*Figure scripts*.
::::::::

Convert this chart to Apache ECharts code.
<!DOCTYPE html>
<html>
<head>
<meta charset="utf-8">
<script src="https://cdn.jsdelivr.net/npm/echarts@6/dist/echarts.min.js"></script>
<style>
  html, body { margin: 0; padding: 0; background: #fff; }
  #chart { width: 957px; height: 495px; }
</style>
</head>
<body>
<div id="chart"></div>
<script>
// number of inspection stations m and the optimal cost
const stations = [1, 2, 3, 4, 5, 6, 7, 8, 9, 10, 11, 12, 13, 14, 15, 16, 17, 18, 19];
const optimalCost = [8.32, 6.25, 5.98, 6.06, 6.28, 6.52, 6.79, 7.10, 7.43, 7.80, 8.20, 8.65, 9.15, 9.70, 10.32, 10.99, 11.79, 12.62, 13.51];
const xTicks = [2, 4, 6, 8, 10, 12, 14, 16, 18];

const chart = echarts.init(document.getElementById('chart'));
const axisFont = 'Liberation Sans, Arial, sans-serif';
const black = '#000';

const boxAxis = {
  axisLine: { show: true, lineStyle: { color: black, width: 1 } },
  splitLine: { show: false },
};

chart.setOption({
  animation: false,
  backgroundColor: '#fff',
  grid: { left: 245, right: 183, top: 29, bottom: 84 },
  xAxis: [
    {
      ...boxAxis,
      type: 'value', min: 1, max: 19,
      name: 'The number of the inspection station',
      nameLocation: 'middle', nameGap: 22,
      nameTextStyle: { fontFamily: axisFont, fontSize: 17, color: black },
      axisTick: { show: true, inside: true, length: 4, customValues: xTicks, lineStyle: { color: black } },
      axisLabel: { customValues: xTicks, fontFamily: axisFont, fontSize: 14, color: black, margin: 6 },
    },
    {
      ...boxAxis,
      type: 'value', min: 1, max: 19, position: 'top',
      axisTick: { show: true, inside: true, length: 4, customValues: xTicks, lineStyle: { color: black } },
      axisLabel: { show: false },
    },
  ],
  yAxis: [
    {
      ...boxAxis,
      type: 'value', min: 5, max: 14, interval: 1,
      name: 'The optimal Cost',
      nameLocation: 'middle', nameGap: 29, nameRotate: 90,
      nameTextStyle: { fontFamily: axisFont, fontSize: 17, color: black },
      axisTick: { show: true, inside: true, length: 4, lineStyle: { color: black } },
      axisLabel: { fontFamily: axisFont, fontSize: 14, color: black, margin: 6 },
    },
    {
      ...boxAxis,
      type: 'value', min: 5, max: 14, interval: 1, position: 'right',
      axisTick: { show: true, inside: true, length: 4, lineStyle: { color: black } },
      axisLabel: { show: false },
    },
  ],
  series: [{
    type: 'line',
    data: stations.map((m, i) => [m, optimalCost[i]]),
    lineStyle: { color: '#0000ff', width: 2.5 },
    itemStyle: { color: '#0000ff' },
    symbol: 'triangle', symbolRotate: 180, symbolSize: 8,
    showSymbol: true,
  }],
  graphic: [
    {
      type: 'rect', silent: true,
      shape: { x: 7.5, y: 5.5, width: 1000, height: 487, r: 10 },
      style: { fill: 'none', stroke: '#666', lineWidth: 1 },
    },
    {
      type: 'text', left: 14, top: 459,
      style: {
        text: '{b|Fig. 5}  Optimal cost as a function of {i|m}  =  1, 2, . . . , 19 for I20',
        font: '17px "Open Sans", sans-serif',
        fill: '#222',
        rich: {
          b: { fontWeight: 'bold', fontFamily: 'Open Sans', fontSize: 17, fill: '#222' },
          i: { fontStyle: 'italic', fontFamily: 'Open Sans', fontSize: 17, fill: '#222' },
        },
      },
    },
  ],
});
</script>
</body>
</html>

::::::::

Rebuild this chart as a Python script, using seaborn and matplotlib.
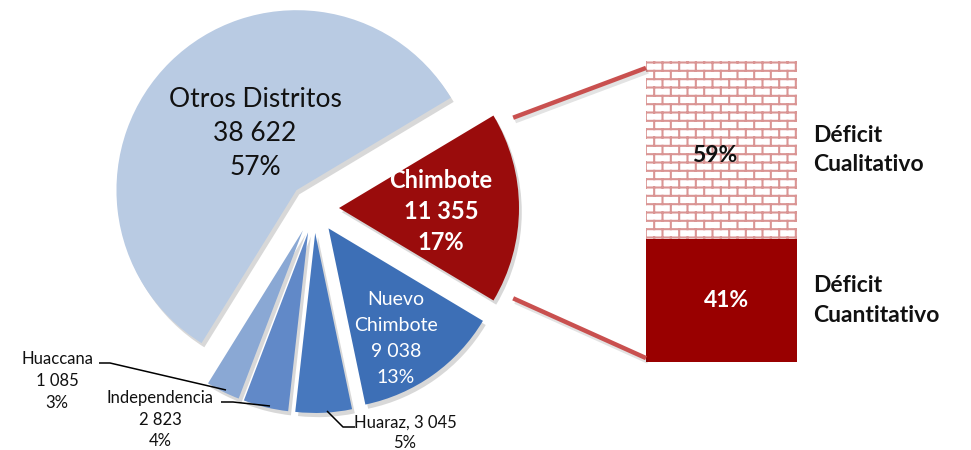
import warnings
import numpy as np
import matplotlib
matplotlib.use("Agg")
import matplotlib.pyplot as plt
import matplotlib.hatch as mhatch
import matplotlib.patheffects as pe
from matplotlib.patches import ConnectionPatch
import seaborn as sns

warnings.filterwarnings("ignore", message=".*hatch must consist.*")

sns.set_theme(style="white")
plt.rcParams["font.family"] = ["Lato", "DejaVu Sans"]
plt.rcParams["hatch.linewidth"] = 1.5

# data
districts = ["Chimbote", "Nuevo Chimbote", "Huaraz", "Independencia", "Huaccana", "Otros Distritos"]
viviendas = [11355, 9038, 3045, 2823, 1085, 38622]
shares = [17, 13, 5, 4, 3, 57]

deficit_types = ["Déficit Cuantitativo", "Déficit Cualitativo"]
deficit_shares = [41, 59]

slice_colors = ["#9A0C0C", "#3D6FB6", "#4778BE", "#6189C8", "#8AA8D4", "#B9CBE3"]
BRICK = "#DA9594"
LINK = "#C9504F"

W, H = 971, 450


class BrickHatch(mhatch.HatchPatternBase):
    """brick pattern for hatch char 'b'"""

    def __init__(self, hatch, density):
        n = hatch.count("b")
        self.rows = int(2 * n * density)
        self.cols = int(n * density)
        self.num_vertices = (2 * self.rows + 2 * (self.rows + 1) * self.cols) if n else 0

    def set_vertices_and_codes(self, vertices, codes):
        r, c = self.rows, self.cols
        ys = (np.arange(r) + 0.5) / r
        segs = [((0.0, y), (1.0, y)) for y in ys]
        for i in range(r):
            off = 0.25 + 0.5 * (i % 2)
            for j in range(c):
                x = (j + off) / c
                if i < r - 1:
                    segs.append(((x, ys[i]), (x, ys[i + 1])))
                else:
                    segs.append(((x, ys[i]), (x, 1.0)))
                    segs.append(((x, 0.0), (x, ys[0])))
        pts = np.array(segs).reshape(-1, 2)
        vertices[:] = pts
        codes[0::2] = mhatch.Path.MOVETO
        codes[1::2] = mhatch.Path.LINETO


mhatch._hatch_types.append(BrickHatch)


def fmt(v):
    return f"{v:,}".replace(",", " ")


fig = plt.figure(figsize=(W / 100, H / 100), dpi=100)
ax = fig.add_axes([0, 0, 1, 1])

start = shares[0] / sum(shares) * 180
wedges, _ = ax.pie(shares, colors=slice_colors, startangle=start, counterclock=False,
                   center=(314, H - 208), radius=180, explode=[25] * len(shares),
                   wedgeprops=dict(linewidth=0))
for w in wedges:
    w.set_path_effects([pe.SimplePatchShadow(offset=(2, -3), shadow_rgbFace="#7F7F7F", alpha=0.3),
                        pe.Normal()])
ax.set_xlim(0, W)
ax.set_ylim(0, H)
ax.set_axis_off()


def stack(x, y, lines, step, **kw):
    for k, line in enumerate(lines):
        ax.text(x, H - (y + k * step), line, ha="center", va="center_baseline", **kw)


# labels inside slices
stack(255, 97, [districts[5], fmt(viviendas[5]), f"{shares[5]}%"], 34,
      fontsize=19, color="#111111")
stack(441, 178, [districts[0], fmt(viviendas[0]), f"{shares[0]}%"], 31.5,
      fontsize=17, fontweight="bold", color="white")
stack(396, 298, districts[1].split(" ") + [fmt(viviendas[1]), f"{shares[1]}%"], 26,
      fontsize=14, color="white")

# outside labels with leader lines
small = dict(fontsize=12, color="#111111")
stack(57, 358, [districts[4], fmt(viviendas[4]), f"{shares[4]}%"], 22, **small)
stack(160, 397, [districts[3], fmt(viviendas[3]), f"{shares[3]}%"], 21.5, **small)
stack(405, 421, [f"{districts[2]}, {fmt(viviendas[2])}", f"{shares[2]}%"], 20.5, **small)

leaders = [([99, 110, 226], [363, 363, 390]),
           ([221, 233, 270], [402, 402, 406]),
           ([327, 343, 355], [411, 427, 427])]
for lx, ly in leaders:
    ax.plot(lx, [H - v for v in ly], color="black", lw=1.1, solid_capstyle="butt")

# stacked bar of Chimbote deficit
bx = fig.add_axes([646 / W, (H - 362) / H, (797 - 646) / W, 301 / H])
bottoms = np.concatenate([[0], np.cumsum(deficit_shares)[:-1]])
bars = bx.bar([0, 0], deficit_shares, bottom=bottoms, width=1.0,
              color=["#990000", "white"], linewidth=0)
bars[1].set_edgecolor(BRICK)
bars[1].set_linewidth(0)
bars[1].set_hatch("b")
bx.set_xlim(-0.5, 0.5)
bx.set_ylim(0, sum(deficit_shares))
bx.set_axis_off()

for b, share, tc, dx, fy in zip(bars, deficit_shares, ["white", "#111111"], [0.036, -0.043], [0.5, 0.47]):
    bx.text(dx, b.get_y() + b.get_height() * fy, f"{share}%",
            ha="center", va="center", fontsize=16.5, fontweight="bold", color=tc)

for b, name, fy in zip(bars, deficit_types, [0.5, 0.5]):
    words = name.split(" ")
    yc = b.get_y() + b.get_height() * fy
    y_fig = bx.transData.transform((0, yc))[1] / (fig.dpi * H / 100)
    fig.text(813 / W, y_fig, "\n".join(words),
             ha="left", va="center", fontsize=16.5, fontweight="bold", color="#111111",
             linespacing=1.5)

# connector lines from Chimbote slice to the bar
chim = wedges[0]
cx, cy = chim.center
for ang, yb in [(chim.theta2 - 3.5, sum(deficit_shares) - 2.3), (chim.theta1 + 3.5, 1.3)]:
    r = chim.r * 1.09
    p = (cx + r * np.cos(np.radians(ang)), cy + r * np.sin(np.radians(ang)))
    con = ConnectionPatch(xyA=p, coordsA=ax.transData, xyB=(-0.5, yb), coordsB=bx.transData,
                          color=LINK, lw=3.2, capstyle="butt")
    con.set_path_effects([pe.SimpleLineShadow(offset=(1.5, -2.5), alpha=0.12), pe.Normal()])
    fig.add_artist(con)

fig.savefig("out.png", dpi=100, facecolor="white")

::::::::

*EXERCISE GOAL*. Your task is to give again the lines from the one containing "Convert this chart to Apache ECharts code." to the one containing "14, 16, 18];", both lines included, exactly and without anything added.

*RESULT OF THE TASK*.
Convert this chart to Apache ECharts code.
<!DOCTYPE html>
<html>
<head>
<meta charset="utf-8">
<script src="https://cdn.jsdelivr.net/npm/echarts@6/dist/echarts.min.js"></script>
<style>
  html, body { margin: 0; padding: 0; background: #fff; }
  #chart { width: 957px; height: 495px; }
</style>
</head>
<body>
<div id="chart"></div>
<script>
// number of inspection stations m and the optimal cost
const stations = [1, 2, 3, 4, 5, 6, 7, 8, 9, 10, 11, 12, 13, 14, 15, 16, 17, 18, 19];
const optimalCost = [8.32, 6.25, 5.98, 6.06, 6.28, 6.52, 6.79, 7.10, 7.43, 7.80, 8.20, 8.65, 9.15, 9.70, 10.32, 10.99, 11.79, 12.62, 13.51];
const xTicks = [2, 4, 6, 8, 10, 12, 14, 16, 18];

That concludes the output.